David Austin: Finding the Future in Antique Roses

'Graham Thomas' rose

In its December 2019 issue, The English Garden explored how one man’s love of heirlooms grew into a worldwide phenomenon.

“The first David Austin English roses were launched [in 1969] – and the rose-growing world would never be the same. Fifty years later, after the launch of more than 240 cultivars, David Austin and his English roses are household names . . . .

“Yet in the 1960s, Austin was regarded as something of a maverick. The rose industry then was in thrall to hybrid teas and floribundas – they sold in their millions. The established breeders and growers of the time couldn’t understand why Austin was spending his time producing roses that looked ‘old-fashioned’, but he had hit on something. . . .

“Austin had always loved plants, but it was when his sister gave him a copy of E.A. Bunyard’s Old Garden Roses for his 21st birthday that he fell in love with roses and started to grow them – as a hobby at first.

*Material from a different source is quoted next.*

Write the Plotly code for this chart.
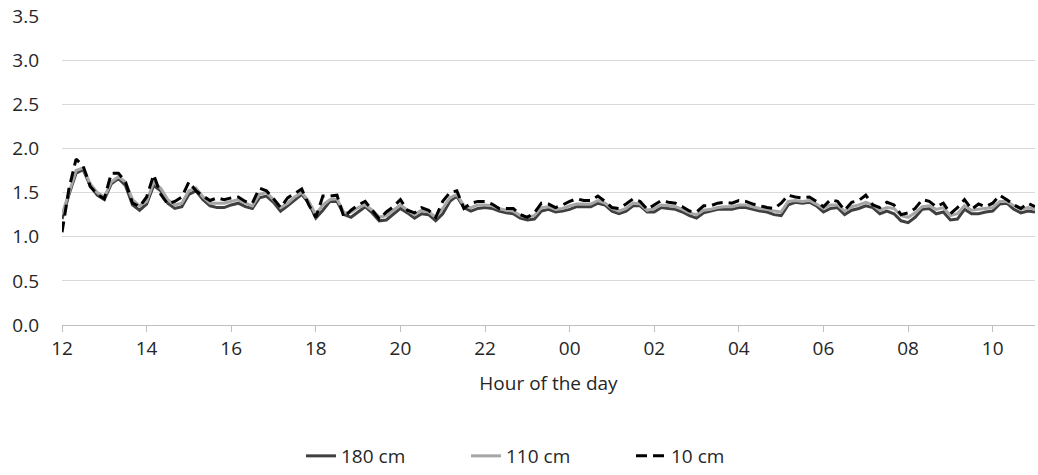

Mainly these were old roses . . . , many with wonderful scent and all with a superb, once-yearly flowering display.

“Growing a few hybrid teas alongside them . . . he recognized they had attributes the old roses lacked. . . . That was when he realized there could be a market for an entirely new rose: one that combined the beauty and fragrance [and toughness!] of the old roses with the more varied colors and repeat flowering of modern varieties. It was the start of a lifelong passion and a breeding project that would go on to transform the rose industry.”

Austin introduced his first rose in 1961, and “in those early years, most nurseries refused to stock his roses. By 1969 when he coined the term English roses . . . he had to supply them to the public himself, packaging the plants on his kitchen table. Competition with other rose nurseries was tough, and it took time for his new style of roses to catch on.

“The breakthrough came in 1983, when Austin exhibited the three roses he was launching that year at the Chelsea Flower Show.” As the nursery’s Michael Marriott explains, “In particular ‘Graham Thomas’ [pictured here] struck a chord with the public. . . . Before that Austin had been a tiny nurseryman in the depths of Shropshire . . . but when ‘Graham Thomas’ was introduced people read about it and came flocking. The other rose growers couldn’t believe it really, this upstart grower who had suddenly got a whole load of attention for this ‘funny’ old rose they thought no one would want.”

the magnificent Lion Garden at the David Austin Roses nursery

‘Graham Thomas’ is still an enormously popular rose, Austin’s 1986 ‘Gertrude Jekyll’ has twice been voted the UK’s favorite rose, and right up until his death in 2018 at the age of 92, Austin continued to create “new old-fashioned” roses that are beautiful, fragrant, and tough. His incredible success also inspired other breeders to re-imagine what roses could be, leading to the multitude of easy-care “landscape roses” that brighten so many places today where roses would have once been unthinkable.

Not bad for one guy who saw something worth saving in flowers that most other people thought were just old.